The music, culture, and fashion of the 1920s will be captured during this year's Arté Gras, an annual benefit gala supporting the children's programming of Arts Clayton.

The Fourth Annual Arté Gras will take place this Saturday from 7 to 11 p.m., at the National Archives at Atlanta, located at 5780 Jonesboro Road in Morrow.

The black-tie affair will include dinner, dancing, raffle prizes, musical entertainment by Atlanta's "Kingsized" band, and views of two classic cars — a 1928 Willys-Knight Sedan and a 1929 Auburn Boattail Speedster.

The gala will also feature a VIP preview of "1920s: The Golden Age," Arts Clayton's newest exhibit, which will feature 1920s-inspired artwork alongside census records, photographs, books, movie posters, and other historical data from the decade.

Arts Clayton Executive Director Linda Summerlin said Saturday's program will not have a set agenda, giving attendees a chance to socialize in a relaxed setting.
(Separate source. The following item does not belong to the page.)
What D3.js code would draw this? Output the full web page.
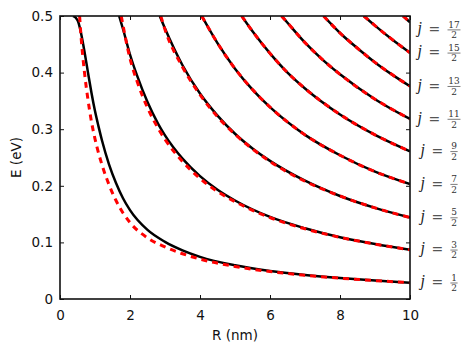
<!DOCTYPE html>
<html>
<head>
<meta charset="utf-8">
<script src="https://d3js.org/d3.v7.min.js"></script>
<style>
  body { margin: 0; background: #fff; }
  .tick text { font-family: "DejaVu Sans", sans-serif; font-size: 13.5px; fill: #111; }
</style>
</head>
<body>
<svg id="chart" width="469" height="351"></svg>
<script>
// ticks
const xTicks = [0, 2, 4, 6, 8, 10];
const xTickLabels = ["0", "2", "4", "6", "8", "10"];
const yTicks = [0, 0.1, 0.2, 0.3, 0.4, 0.5];
const yTickLabels = ["0", "0.1", "0.2", "0.3", "0.4", "0.5"];

// curves, [R (nm), E (eV)]
const solidJ1 = [[0.37,0.5],[0.45,0.497],[0.53,0.488],[0.6,0.47],[0.7,0.437],[0.8,0.4],[0.9,0.364],[1.0,0.332],[1.1,0.305],[1.2,0.28],[1.4,0.238],[1.6,0.205],[1.8,0.178],[2.0,0.157],[2.5,0.122],[3,0.101],[3.5,0.086],[4,0.0745],[5,0.0595],[6,0.0495],[7,0.0425],[8,0.037],[9,0.0325],[10,0.0288]];
const dashJ1 = [[0.56,0.5],[0.6,0.465],[0.7,0.4],[0.8,0.352],[0.9,0.313],[1.0,0.283],[1.2,0.237],[1.4,0.202],[1.6,0.174],[1.8,0.152],[2.0,0.135],[2.5,0.108],[3,0.092],[3.5,0.08],[4,0.0705],[5,0.0575],[6,0.0485],[7,0.042],[8,0.0368],[9,0.0325],[10,0.0288]];
const solidJ3 = [[1.69,0.5],[1.8,0.477],[2.0,0.432],[2.2,0.395],[2.5,0.348],[2.8,0.31],[3.0,0.289],[3.5,0.248],[4,0.217],[4.5,0.193],[5,0.174],[6,0.145],[7,0.125],[8,0.109],[9,0.097],[10,0.087]];
const dashJ3 = [[1.75,0.5],[2.0,0.425],[2.2,0.385],[2.5,0.338],[2.8,0.302],[3.0,0.282],[3.5,0.243],[4,0.213],[4.5,0.19],[5,0.172],[6,0.144],[7,0.124],[8,0.109],[9,0.097],[10,0.087]];
const solidJ5 = [[2.85,0.5],[3.0,0.478],[3.5,0.413],[4,0.363],[4.5,0.324],[5,0.292],[5.5,0.266],[6,0.244],[7,0.209],[8,0.182],[9,0.161],[10,0.144]];
const dashJ5 = [[2.88,0.5],[3.0,0.476],[3.5,0.41],[4,0.361],[4.5,0.322],[5,0.291],[5.5,0.265],[6,0.243],[7,0.208],[8,0.182],[9,0.161],[10,0.144]];
const curveJ7 = [[4.05,0.5],[4.5,0.452],[5,0.407],[5.5,0.37],[6,0.339],[7,0.29],[8,0.254],[9,0.225],[10,0.203]];
const curveJ9 = [[5.19,0.5],[5.5,0.473],[6,0.434],[6.5,0.4],[7,0.372],[8,0.326],[9,0.29],[10,0.261]];
const curveJ11 = [[6.33,0.5],[6.5,0.488],[7,0.453],[7.5,0.423],[8,0.397],[9,0.353],[10,0.318]];
const curveJ13 = [[7.53,0.5],[8,0.47],[8.5,0.443],[9,0.418],[9.5,0.396],[10,0.376]];
const curveJ15 = [[8.68,0.5],[9,0.483],[9.5,0.458],[10,0.435]];
const curveJ17 = [[9.8,0.5],[10,0.489]];

const solidCurves = [solidJ1, solidJ3, solidJ5, curveJ7, curveJ9, curveJ11, curveJ13, curveJ15, curveJ17];
const dashCurves = [dashJ1, dashJ3, dashJ5, curveJ7, curveJ9, curveJ11, curveJ13, curveJ15, curveJ17];

// right-hand labels j = n/2
const labelNum = ["1", "3", "5", "7", "9", "11", "13", "15", "17"];
const labelE = [0.0288, 0.087, 0.144, 0.203, 0.261, 0.318, 0.376, 0.435, 0.476];

const svg = d3.select("#chart");
const x = d3.scaleLinear().domain([0, 10]).range([60, 410]);
const y = d3.scaleLinear().domain([0, 0.5]).range([299, 16]);

svg.append("defs").append("clipPath").attr("id", "plotclip")
  .append("rect").attr("x", 60).attr("y", 16).attr("width", 350).attr("height", 283);

const line = d3.line().x(d => x(d[0])).y(d => y(d[1])).curve(d3.curveMonotoneX);

const plot = svg.append("g").attr("clip-path", "url(#plotclip)");

plot.selectAll("path.solid").data(solidCurves).enter().append("path")
  .attr("class", "solid")
  .attr("d", line)
  .attr("fill", "none")
  .attr("stroke", "#000")
  .attr("stroke-width", 2.5);

plot.selectAll("path.dash").data(dashCurves).enter().append("path")
  .attr("class", "dash")
  .attr("d", line)
  .attr("fill", "none")
  .attr("stroke", "#ff0000")
  .attr("stroke-width", 3)
  .attr("stroke-dasharray", "6,5");

// axes, ticks point inward
const fmtX = d => xTickLabels[xTicks.indexOf(d)];
const fmtY = d => yTickLabels[yTicks.indexOf(d)];

const gx = svg.append("g").attr("transform", "translate(0,299)")
  .call(d3.axisBottom(x).tickValues(xTicks).tickFormat(fmtX).tickSize(-4).tickPadding(11));
const gy = svg.append("g").attr("transform", "translate(60,0)")
  .call(d3.axisLeft(y).tickValues(yTicks).tickFormat(fmtY).tickSize(-4).tickPadding(7));
const gt = svg.append("g").attr("transform", "translate(0,16)")
  .call(d3.axisTop(x).tickValues(xTicks).tickFormat("").tickSize(-4));
const gr = svg.append("g").attr("transform", "translate(410,0)")
  .call(d3.axisRight(y).tickValues(yTicks).tickFormat("").tickSize(-4));

[gx, gy, gt, gr].forEach(g => {
  g.select(".domain").remove();
  g.selectAll(".tick line").attr("stroke", "#111").attr("stroke-width", 1);
});

svg.append("rect")
  .attr("x", 60).attr("y", 16).attr("width", 350).attr("height", 283)
  .attr("fill", "none").attr("stroke", "#111").attr("stroke-width", 1.6);

// axis titles
svg.append("text")
  .attr("x", 235).attr("y", 340)
  .attr("text-anchor", "middle")
  .style("font-family", "DejaVu Sans, sans-serif").style("font-size", "13.5px").style("fill", "#111")
  .text("R (nm)");

svg.append("text")
  .attr("transform", "translate(21,157.5) rotate(-90)")
  .attr("text-anchor", "middle")
  .style("font-family", "DejaVu Sans, sans-serif").style("font-size", "13.5px").style("fill", "#111")
  .text("E (eV)");

// j labels with stacked fractions
labelNum.forEach((num, i) => {
  const cy = y(labelE[i]);
  const g = svg.append("g");
  g.append("text")
    .attr("x", 0).attr("y", 3.5)
    .style("font-family", "Liberation Serif, serif").style("font-style", "italic")
    .style("font-size", "16px").style("fill", "#222")
    .text("j");
  g.append("text")
    .attr("x", 11).attr("y", 4.5)
    .style("font-family", "DejaVu Serif, serif").style("font-size", "14px").style("fill", "#555")
    .text("=");
  const numT = g.append("text")
    .attr("y", -2)
    .attr("text-anchor", "middle")
    .style("font-family", "DejaVu Serif, serif").style("font-size", "9px").style("fill", "#333")
    .text(num);
  const w = Math.max(numT.node().getComputedTextLength(), 5.5) + 1.5;
  const fc = 30 + w / 2;
  numT.attr("x", fc);
  g.append("line")
    .attr("x1", 30).attr("x2", 30 + w).attr("y1", 0.3).attr("y2", 0.3)
    .attr("stroke", "#444").attr("stroke-width", 0.7);
  g.append("text")
    .attr("x", fc).attr("y", 8.5)
    .attr("text-anchor", "middle")
    .style("font-family", "DejaVu Serif, serif").style("font-size", "9px").style("fill", "#333")
    .text("2");
  const total = 30 + w;
  g.attr("transform", `translate(${439 - total / 2},${cy})`);
});
</script>
</body>
</html>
The proceeds from the gala, she said, will benefit the Arts Clayton ArtVan, art scholarships for high school seniors, and several after-school programs sponsored by Arts Clayton.

"It [the gala] had a two-pronged purpose from the beginning," Summerlin said. "It's another opportunity to showcase our artists. It's wonderful for them to hang their art in the National Archives and put that on their resume. We also wanted to create something that would create some cash flow in our budget because these funds go toward all of the children's programs that we do, such as the mobile art van, and some scholarships for high school seniors.

"Without the funds from this event ... then the programs in the educational part of what we do would have to be cut in some way or downsized in some way," she continued. "Those proceeds help us secure the children's programs that we have and to grow those programs."

George Glaze, an attorney and supporting member of Arts Clayton, volunteered the use of cars from his personal collection of vintage vehicles for the event. His 1928 Willys-Knight Sedan and 1929 Auburn Boattail Speedster will both be on display outside the National Archives during the gala.

Glaze said that pairing real-life items from the 1920s with art inspired by the era will give people a chance to experience the time period in an authentic way.

"We'll actually have things from the archives [from the 1920s]," Glaze said. "It sort of really takes you back to the period. It was the era of the flapper. It was just an era where people were well satisfied and content with the way things were progressing with the country ... just as in the nineties and early 2000s period. It was a fun time. Maybe we need a little bit of that right now."

Arté Gras tickets are still available for $125 per person or $1,000 per sponsored table (for 10 people). The "1920s: The Golden Age" exhibit will hang at the National Archives at Atlanta from March 16 to May 15.